Wimbledon FC's Plough Lane ground
From 1912-1991, Wimbledon played at the old Plough Lane

Former Prime Minister Sir Tony Blair was keen on an idea to relocate then-Premier League side Wimbledon FC to Belfast in the late 1990s.

Previously confidential state papers include a note from 1997 described as “following up earlier informal discussions about the possibility of an English Premier League football club relocating to Belfast”.

It was said to be something that would be a “significant breakthrough if Belfast had a football team playing in the English Premier League”.

The note also said such a move “should be able to build up strong cross-community support and provide a positive unifying force in a divided city”.

Another suggestion was that the move would come with a principally private sector-funded modern 40,000-seat sports stadium, and potentially an academy for sport, located on Queen’s Island in east Belfast or the North Foreshore site in the north of the city.

The note suggested that Wimbledon FC would undergo a name change to Belfast United.

The club had needed to move from their Plough Lane ground after the Taylor Report into the Hillsborough disaster was published in 1990, recommending clubs move towards all-seated stadia.

Plough Lane was deemed unfit for redevelopment and in the following year the club moved to ground-share with Crystal Palace at Selhurst Park, but owner Sam Hammam had also looked at relocating the club to Dublin – a move that was rejected by League of Ireland clubs in 1998.

Wimbledon were relegated from the Premier League in 2000 and an FA arbitration hearing in 2002 gave the club permission to relocate to Milton Keynes in 2004 and they were renamed as MK Dons.

Supporters of the old Wimbledon FC formed a new club, AFC Wimbledon, who started in 2002 in the Combined Counties League Premier Division – then in the ninth tier of English football – and reached the Football League in 2011.

They are now playing in League Two out of a stadium close to the original Plough Lane.

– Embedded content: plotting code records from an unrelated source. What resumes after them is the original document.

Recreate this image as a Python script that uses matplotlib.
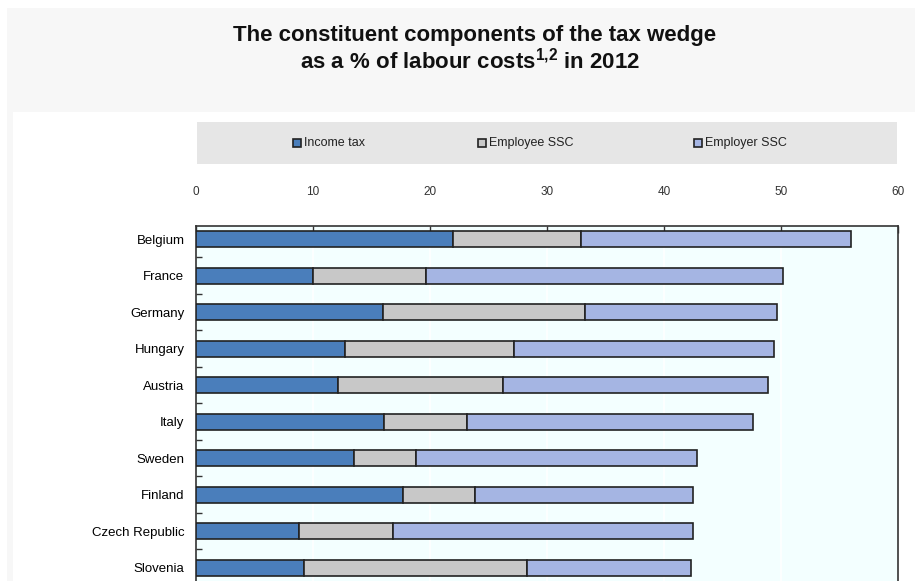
import matplotlib.pyplot as plt
from matplotlib.patches import Rectangle
import numpy as np

countries = ['Belgium', 'France', 'Germany', 'Hungary', 'Austria', 'Italy',
             'Sweden', 'Finland', 'Czech Republic', 'Slovenia']
income_tax = [22.0, 10.0, 16.0, 12.8, 12.2, 16.1, 13.5, 17.7, 8.8, 9.3]
employee_ssc = [10.9, 9.7, 17.3, 14.4, 14.1, 7.1, 5.3, 6.2, 8.1, 19.0]
employer_ssc = [23.1, 30.5, 16.4, 22.2, 22.6, 24.4, 24.0, 18.6, 25.6, 14.0]
series_names = ['Income tax', 'Employee SSC', 'Employer SSC']
x_ticks = [0, 10, 20, 30, 40, 50, 60]

plt.rcParams['font.family'] = ['Liberation Sans', 'DejaVu Sans']
plt.rcParams['mathtext.fontset'] = 'custom'
plt.rcParams['mathtext.rm'] = 'Liberation Sans:bold'
plt.rcParams['mathtext.bf'] = 'Liberation Sans:bold'

W, H = 915, 581
fig = plt.figure(figsize=(W / 100, H / 100), dpi=100, facecolor='white')

# background panels
fig.patches.append(Rectangle((7 / W, 0), 1, 1 - 8 / H, transform=fig.transFigure,
                             facecolor='#f7f7f7', edgecolor='none', zorder=-3))
fig.patches.append(Rectangle((13 / W, 0), 1, 1 - 112 / H, transform=fig.transFigure,
                             facecolor='white', edgecolor='none', zorder=-2))
# legend band
fig.patches.append(Rectangle((197 / W, 1 - 164 / H), 700 / W, 42 / H, transform=fig.transFigure,
                             facecolor='#e6e6e6', edgecolor='none', zorder=-1))

fig.text(475 / W, 1 - 36 / H, 'The constituent components of the tax wedge',
         ha='center', va='center', fontsize=16, fontweight='bold', color='#111111')
fig.text(470 / W, 1 - 61 / H, r'as a % of labour costs$^{1{,}2}$ in 2012',
         ha='center', va='center', fontsize=16, fontweight='bold', color='#111111')

ax_left, ax_right, ax_top = 195.5, 898, 226
row = 36.5
ytop, ybot = -0.36, 9.6
ax_bottom = ax_top + (ybot - ytop) * row
ax = fig.add_axes([ax_left / W, 1 - ax_bottom / H, (ax_right - ax_left) / W, (ax_bottom - ax_top) / H])
ax.set_facecolor('#f3ffff')

y = np.arange(len(countries))
colors = ['#4a7ebb', '#c8c8c8', '#a5b5e3']
left = np.zeros(len(countries))
for vals, c, name in zip([income_tax, employee_ssc, employer_ssc], colors, series_names):
    ax.barh(y, vals, left=left, height=0.44, color=c, edgecolor='#222222',
            linewidth=1.2, label=name, zorder=3)
    left = left + np.array(vals)

ax.set_xlim(0, 60)
ax.set_ylim(ybot, ytop)
ax.set_xticks(x_ticks)
ax.xaxis.tick_top()
ax.tick_params(axis='x', direction='in', length=5, width=1, pad=20, labelsize=8.5, colors='#333333')
ax.set_yticks(y)
ax.set_yticklabels(countries)
ax.set_yticks(y[:-1] + 0.5, minor=True)
ax.tick_params(axis='y', which='major', length=0, pad=8, labelsize=9.5)
ax.tick_params(axis='y', which='minor', direction='in', length=4, width=1, colors='#333333')
ax.grid(axis='x', color='white', linewidth=1.2, zorder=0)
for s in ax.spines.values():
    s.set_color('#333333')
    s.set_linewidth(1.2)

# legend entries laid out by hand in the grey band
legend_x = [293, 478, 694]
for lx, c, name in zip(legend_x, colors, series_names):
    fig.patches.append(Rectangle((lx / W, 1 - 147 / H), 8 / W, 8 / H, transform=fig.transFigure,
                                 facecolor=c, edgecolor='#222222', linewidth=1.2))
    fig.text((lx + 11) / W, 1 - 143 / H, name, ha='left', va='center', fontsize=9, color='#222222')

fig.savefig('out.png', dpi=100, facecolor=fig.get_facecolor())
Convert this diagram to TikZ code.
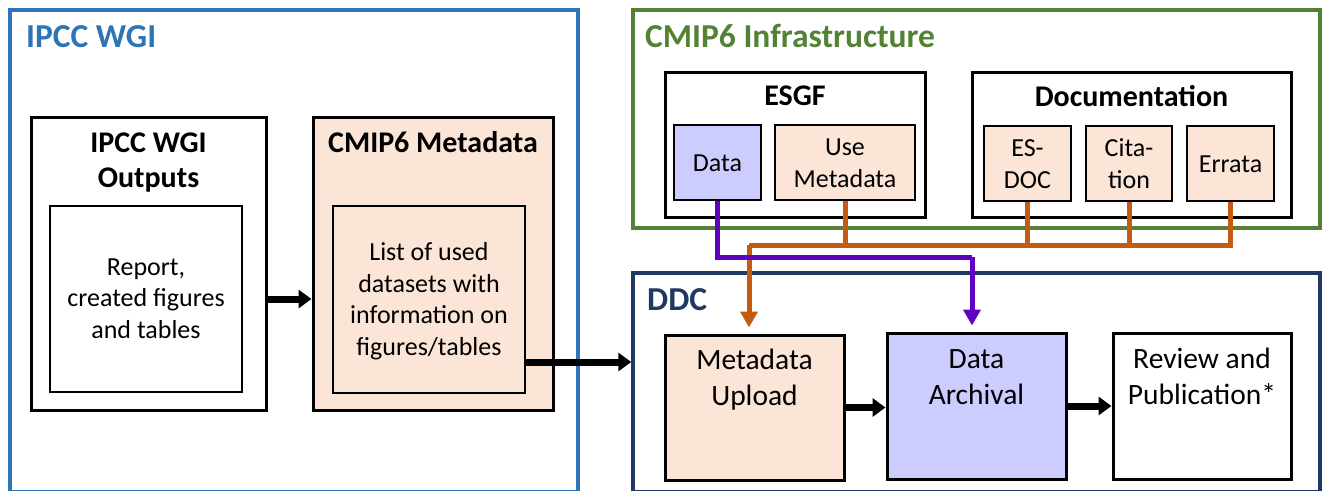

Details of the note regarding Wimbledon were leaked to the Belfast Telegraph which then published a story reporting that then Secretary of State Mo Mowlam was in support of the idea, which was hoped would bring new investment to Northern Ireland and boost its image on the international stage.

However, the article also noted that local football bosses in Northern Ireland were concerned it could “kill off the game in Northern Ireland”.

As well as Ms Mowlam, Downing Street also took an interest in the proposal, with a note by then-chief press secretary Alastair Campbell explaining that Wimbledon owner Hammam “had explored the possibility of moving Wimbledon to Dublin, but this seems to have come to naught”.

Former Wimbledon FC owner Sam Hammam
Hammam owned Wimbledon FC in the 1990s

He added that Mr Hammam had seen media reports of Northern Ireland’s interest and “was keen to know whether this was serious, or speculation, leading nowhere”.

A memo dated 16 July, 1998 – just months after the Belfast/Good Friday Agreement was signed – indicated Mr Blair was keen on the idea.

It recorded Mr Blair’s view was that “it would be excellent if Wimbledon were to move to Belfast and we should encourage this as much as possible”.

However, another note, dated 17 August, 1998, described the matter as being at a “delicate stage”, recording that the Irish football authorities “continue to resist the idea strongly”.

It said that local newspapers have welcomed it, and that TV presenter Eamonn Holmes “has been active in collecting public support”.

“If the Irish football authorities are to adjust their position, it will have to be achieved by local pressure, probably with government remaining in the background,” the note records, as well as suggesting that Mr Hammam is encouraged to visit Belfast “in order to assess the seriousness of his interest”.

A letter to Ms Mowlam in April 1999, by a member of Bring Premier League Soccer to Northern Ireland, detailed ongoing discussions but noted continuing opposition by the football authorities in Northern Ireland.

They wrote that “difficult, intense, open, honest debate, discussion and negotiation is required”, but said the prize is “indeed great and potentially magnificent. A situation similar to the peace process.”